◆ PROBLEM TO WORK ON: Working from the top of the listing below, retype each line through the line containing "81, 81, 80];", both included, with no pictures.

◆ DATA:
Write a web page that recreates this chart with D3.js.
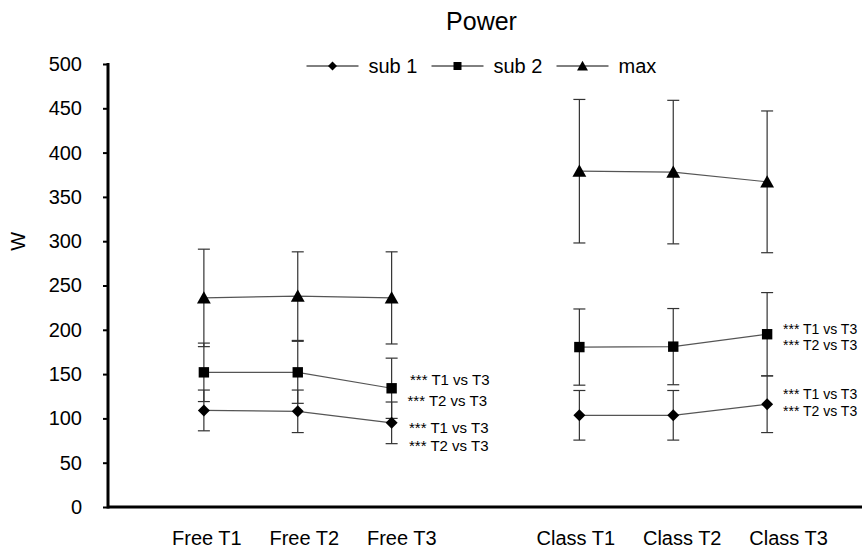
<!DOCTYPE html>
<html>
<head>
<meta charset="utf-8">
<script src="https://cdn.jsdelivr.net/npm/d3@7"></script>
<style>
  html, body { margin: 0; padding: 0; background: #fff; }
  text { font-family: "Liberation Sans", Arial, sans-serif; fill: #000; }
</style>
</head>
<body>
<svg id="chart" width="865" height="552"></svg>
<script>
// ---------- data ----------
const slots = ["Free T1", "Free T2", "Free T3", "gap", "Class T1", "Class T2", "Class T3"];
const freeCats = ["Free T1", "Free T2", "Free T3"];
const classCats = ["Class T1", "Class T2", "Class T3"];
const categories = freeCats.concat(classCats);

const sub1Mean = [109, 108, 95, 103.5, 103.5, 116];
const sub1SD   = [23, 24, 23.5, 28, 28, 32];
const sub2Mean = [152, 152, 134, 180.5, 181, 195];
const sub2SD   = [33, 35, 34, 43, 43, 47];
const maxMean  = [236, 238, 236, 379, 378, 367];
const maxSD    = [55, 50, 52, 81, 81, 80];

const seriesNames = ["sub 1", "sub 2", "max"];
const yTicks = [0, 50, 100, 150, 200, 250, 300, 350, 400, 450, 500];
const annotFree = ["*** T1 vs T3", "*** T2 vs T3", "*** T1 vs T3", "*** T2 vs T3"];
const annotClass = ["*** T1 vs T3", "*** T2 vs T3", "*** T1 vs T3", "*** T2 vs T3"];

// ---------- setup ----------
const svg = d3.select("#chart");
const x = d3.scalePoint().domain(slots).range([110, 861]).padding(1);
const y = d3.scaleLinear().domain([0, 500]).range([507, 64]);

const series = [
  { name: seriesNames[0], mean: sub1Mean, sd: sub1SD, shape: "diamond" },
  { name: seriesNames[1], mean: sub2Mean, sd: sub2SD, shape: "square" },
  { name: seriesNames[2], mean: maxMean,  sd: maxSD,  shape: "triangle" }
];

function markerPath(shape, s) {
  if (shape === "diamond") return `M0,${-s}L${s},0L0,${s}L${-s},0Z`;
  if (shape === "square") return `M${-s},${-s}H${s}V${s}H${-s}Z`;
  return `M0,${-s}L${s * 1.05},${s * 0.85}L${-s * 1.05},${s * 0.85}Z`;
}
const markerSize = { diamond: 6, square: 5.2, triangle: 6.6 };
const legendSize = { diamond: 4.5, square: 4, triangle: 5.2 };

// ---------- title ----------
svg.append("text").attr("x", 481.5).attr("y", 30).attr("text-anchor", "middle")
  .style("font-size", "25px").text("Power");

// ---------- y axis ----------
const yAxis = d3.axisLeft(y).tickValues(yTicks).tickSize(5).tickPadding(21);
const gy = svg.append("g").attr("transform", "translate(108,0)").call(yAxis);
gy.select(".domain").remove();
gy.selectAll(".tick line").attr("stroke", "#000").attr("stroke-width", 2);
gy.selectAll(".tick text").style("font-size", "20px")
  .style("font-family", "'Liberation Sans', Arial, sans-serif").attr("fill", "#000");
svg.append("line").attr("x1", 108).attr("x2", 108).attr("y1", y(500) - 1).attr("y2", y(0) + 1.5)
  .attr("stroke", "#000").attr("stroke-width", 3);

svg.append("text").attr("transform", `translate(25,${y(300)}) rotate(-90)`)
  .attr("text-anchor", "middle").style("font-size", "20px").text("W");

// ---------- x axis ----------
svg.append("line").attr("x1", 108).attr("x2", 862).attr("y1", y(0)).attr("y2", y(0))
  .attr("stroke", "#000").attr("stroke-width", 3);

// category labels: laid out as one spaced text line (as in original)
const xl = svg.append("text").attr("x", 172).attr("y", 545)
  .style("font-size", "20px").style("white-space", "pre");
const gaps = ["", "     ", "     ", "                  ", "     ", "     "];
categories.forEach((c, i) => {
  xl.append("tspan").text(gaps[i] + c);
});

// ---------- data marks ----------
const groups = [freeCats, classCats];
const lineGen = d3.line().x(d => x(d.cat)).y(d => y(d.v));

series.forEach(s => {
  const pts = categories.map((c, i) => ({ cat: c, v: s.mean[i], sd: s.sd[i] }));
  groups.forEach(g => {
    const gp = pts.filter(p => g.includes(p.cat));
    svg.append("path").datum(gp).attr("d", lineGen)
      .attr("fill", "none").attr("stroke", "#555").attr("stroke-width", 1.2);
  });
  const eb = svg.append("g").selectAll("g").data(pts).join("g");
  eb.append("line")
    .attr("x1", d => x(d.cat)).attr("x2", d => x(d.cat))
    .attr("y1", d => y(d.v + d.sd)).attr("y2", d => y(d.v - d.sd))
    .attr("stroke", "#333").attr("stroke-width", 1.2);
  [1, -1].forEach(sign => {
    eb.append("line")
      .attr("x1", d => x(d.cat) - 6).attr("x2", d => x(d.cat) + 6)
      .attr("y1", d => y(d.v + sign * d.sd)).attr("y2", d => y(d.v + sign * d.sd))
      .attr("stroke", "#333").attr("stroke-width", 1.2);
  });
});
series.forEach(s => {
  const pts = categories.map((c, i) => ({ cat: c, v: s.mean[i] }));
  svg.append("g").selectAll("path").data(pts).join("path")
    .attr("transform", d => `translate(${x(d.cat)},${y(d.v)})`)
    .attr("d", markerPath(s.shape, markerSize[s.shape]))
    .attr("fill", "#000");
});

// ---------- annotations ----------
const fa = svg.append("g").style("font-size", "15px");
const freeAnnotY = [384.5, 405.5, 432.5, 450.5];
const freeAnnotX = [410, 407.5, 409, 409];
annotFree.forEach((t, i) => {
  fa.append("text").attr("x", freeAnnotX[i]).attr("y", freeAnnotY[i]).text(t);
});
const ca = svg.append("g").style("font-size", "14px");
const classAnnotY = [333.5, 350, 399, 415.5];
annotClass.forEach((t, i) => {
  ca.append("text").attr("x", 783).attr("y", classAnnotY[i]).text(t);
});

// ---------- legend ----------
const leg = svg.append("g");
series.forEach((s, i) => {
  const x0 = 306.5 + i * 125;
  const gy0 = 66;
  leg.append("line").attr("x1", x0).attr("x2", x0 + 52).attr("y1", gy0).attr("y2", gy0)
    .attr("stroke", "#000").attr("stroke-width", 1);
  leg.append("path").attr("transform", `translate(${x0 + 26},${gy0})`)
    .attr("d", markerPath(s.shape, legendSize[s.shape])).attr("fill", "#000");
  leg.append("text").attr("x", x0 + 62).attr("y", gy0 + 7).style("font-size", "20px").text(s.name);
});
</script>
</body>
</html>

◆ COMPLETE ANSWER:
Write a web page that recreates this chart with D3.js.
<!DOCTYPE html>
<html>
<head>
<meta charset="utf-8">
<script src="https://cdn.jsdelivr.net/npm/d3@7"></script>
<style>
  html, body { margin: 0; padding: 0; background: #fff; }
  text { font-family: "Liberation Sans", Arial, sans-serif; fill: #000; }
</style>
</head>
<body>
<svg id="chart" width="865" height="552"></svg>
<script>
// ---------- data ----------
const slots = ["Free T1", "Free T2", "Free T3", "gap", "Class T1", "Class T2", "Class T3"];
const freeCats = ["Free T1", "Free T2", "Free T3"];
const classCats = ["Class T1", "Class T2", "Class T3"];
const categories = freeCats.concat(classCats);

const sub1Mean = [109, 108, 95, 103.5, 103.5, 116];
const sub1SD   = [23, 24, 23.5, 28, 28, 32];
const sub2Mean = [152, 152, 134, 180.5, 181, 195];
const sub2SD   = [33, 35, 34, 43, 43, 47];
const maxMean  = [236, 238, 236, 379, 378, 367];
const maxSD    = [55, 50, 52, 81, 81, 80];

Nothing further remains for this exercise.